While the Senators may not have a cupboard filled with top-end prospects, there have been significant improvements in the depth of the talent Ottawa has on the horizon. Several prospects are in the midst of having strong seasons, and as a result, their stocks have risen.
There has been a great deal of movement throughout the Senators list, and a new player has claimed the title of top prospect.
Top 20 at a glance
1. Erik Karlsson, D
2. Brian Lee, D
3. Brian Elliott, G
4. Ilya Zubov, F
5. Peter Regin, C
6. Patrick Wiercioch, D
7. Jim O’Brien, C
8. Louie Caporusso, F
9. Zach Smith, C
10. Cody Bass, C
11. Vitaly Anikeyenko, D
12. Erik Condra, RW
13. Kirill Lyamin, D
14. Jesse Winchester, F
15. Mattias Karlsson, D
16. Andre Petersson, LW
17. Josh Hennessy, C
18. Kaspars Daugavins, LW
19. Igor Mirnov, C
20. Tomas Kudelka, D
1. (2) Erik Karlsson, D
Grade: 8 C (7.5C)
Acquired: 2008 draft, 15th overall
Karlsson is having a stellar season. Everyone knew that the slick Swede had solid offensive skills, but after an outstanding showing at the 2009 World Junior Championships in Ottawa, there is no doubt that Karlsson is Ottawa’s top prospect. Karlsson was named to the tournament all-star team, and named the best defenseman overall.

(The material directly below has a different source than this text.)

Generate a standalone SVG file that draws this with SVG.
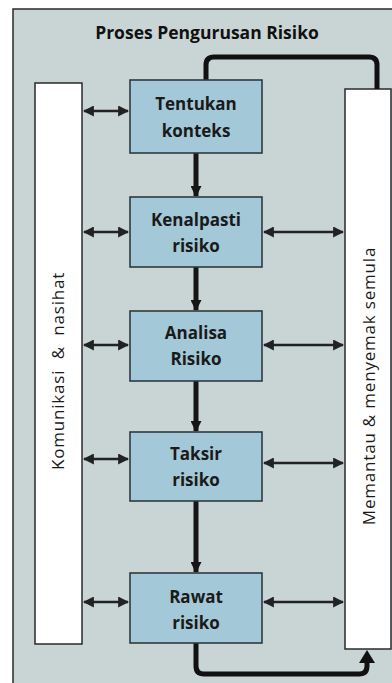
<svg xmlns="http://www.w3.org/2000/svg" width="392" height="683" viewBox="0 0 392 683">
<style>
.frame{fill:#c9d5d5;stroke:#2a2a2a;stroke-width:1.5}
.side{fill:#ffffff;stroke:#2a2a2a;stroke-width:1.5}
.box{fill:#a3c8d8;stroke:#2e3a40;stroke-width:1.6}
.t{font-family:"Open Sans","Liberation Sans",sans-serif;font-weight:bold;font-size:17px;fill:#1a1a1a;text-anchor:middle}
.title{font-family:"Open Sans","Liberation Sans",sans-serif;font-weight:bold;font-size:17.5px;fill:#111;text-anchor:middle}
.vt{font-family:"Open Sans","Liberation Sans",sans-serif;font-size:17px;letter-spacing:0.8px;fill:#1a1a1a;text-anchor:middle}
.dbl{stroke:#222;stroke-width:2.5;fill:none;marker-start:url(#ah);marker-end:url(#ah)}
.down{stroke:#151515;stroke-width:5;fill:none;marker-end:url(#dh)}
.loop{stroke:#111;stroke-width:5;fill:none}
</style>
<defs>
<marker id="ah" viewBox="0 0 10 10" refX="9" refY="5" markerWidth="4.4" markerHeight="4.4" orient="auto-start-reverse" markerUnits="strokeWidth">
<path d="M0,0 L10,5 L0,10 z" fill="#222"/>
</marker>
<marker id="dh" viewBox="0 0 10 10" refX="9" refY="5" markerWidth="2.2" markerHeight="2.2" orient="auto" markerUnits="strokeWidth">
<path d="M0,0 L10,5 L0,10 z" fill="#151515"/>
</marker>
</defs>
<rect x="0" y="0" width="392" height="683" fill="#ffffff"/>
<rect class="frame" x="13" y="9" width="381" height="680"/>
<text class="title" x="207" y="39">Proses Pengurusan Risiko</text>

<g id="komunikasi">
<rect class="side" x="35" y="83" width="47" height="561"/>
<text class="vt" transform="translate(64,371) rotate(-90)" xml:space="preserve">Komunikasi  &amp;  nasihat</text>
</g>
<g id="memantau">
<rect class="side" x="345" y="89" width="46" height="560"/>
<text class="vt" transform="translate(375,386) rotate(-90)">Memantau &amp; menyemak semula</text>
</g>

<g id="connectors">
<path class="loop" d="M206,80 V65 Q206,57 214,57 H369 Q377,57 377,65 V89"/>
<path class="loop" d="M196,643 V666 Q196,674 204,674 H359 Q367,674 367,666 V662"/>
<path d="M359,663 L367,650 L375,663 z" fill="#111"/>
<line class="down" x1="196" y1="153" x2="196" y2="196"/>
<line class="down" x1="196" y1="267" x2="196" y2="310"/>
<line class="down" x1="196" y1="381" x2="196" y2="431"/>
<line class="down" x1="196" y1="501" x2="196" y2="572"/>
<line class="dbl" x1="84" y1="111" x2="128" y2="111"/>
<line class="dbl" x1="84" y1="232" x2="128" y2="232"/>
<line class="dbl" x1="84" y1="345" x2="128" y2="345"/>
<line class="dbl" x1="84" y1="459" x2="128" y2="459"/>
<line class="dbl" x1="84" y1="602" x2="128" y2="602"/>
<line class="dbl" x1="264" y1="232" x2="343" y2="232"/>
<line class="dbl" x1="264" y1="345" x2="343" y2="345"/>
<line class="dbl" x1="264" y1="463" x2="343" y2="463"/>
<line class="dbl" x1="264" y1="602" x2="343" y2="602"/>
</g>

<g id="tentukan">
<rect class="box" x="130" y="80" width="132" height="73"/>
<text class="t" x="196" y="110">Tentukan</text>
<text class="t" x="196" y="137">konteks</text>
</g>
<g id="kenalpasti">
<rect class="box" x="130" y="197" width="132" height="70"/>
<text class="t" x="196" y="226">Kenalpasti</text>
<text class="t" x="196" y="252">risiko</text>
</g>
<g id="analisa">
<rect class="box" x="130" y="311" width="132" height="70"/>
<text class="t" x="196" y="339">Analisa</text>
<text class="t" x="196" y="365">Risiko</text>
</g>
<g id="taksir">
<rect class="box" x="130" y="432" width="132" height="69"/>
<text class="t" x="196" y="460">Taksir</text>
<text class="t" x="196" y="486">risiko</text>
</g>
<g id="rawat">
<rect class="box" x="130" y="573" width="132" height="70"/>
<text class="t" x="196" y="603">Rawat</text>
<text class="t" x="196" y="629">risiko</text>
</g>
</svg>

Back in the Swedish Elite League, Karlsson’s play has improved noticeably. Receiving decent time on the power play, though limited in other situations, he has scored five goals to go along with five assists in 44 games. Most of his points have come in the latter half of the season. It is a far cry from when he was demoted to the farm club when he was struggling early in the year. He played seven games in the Allsvenskan, with one assist.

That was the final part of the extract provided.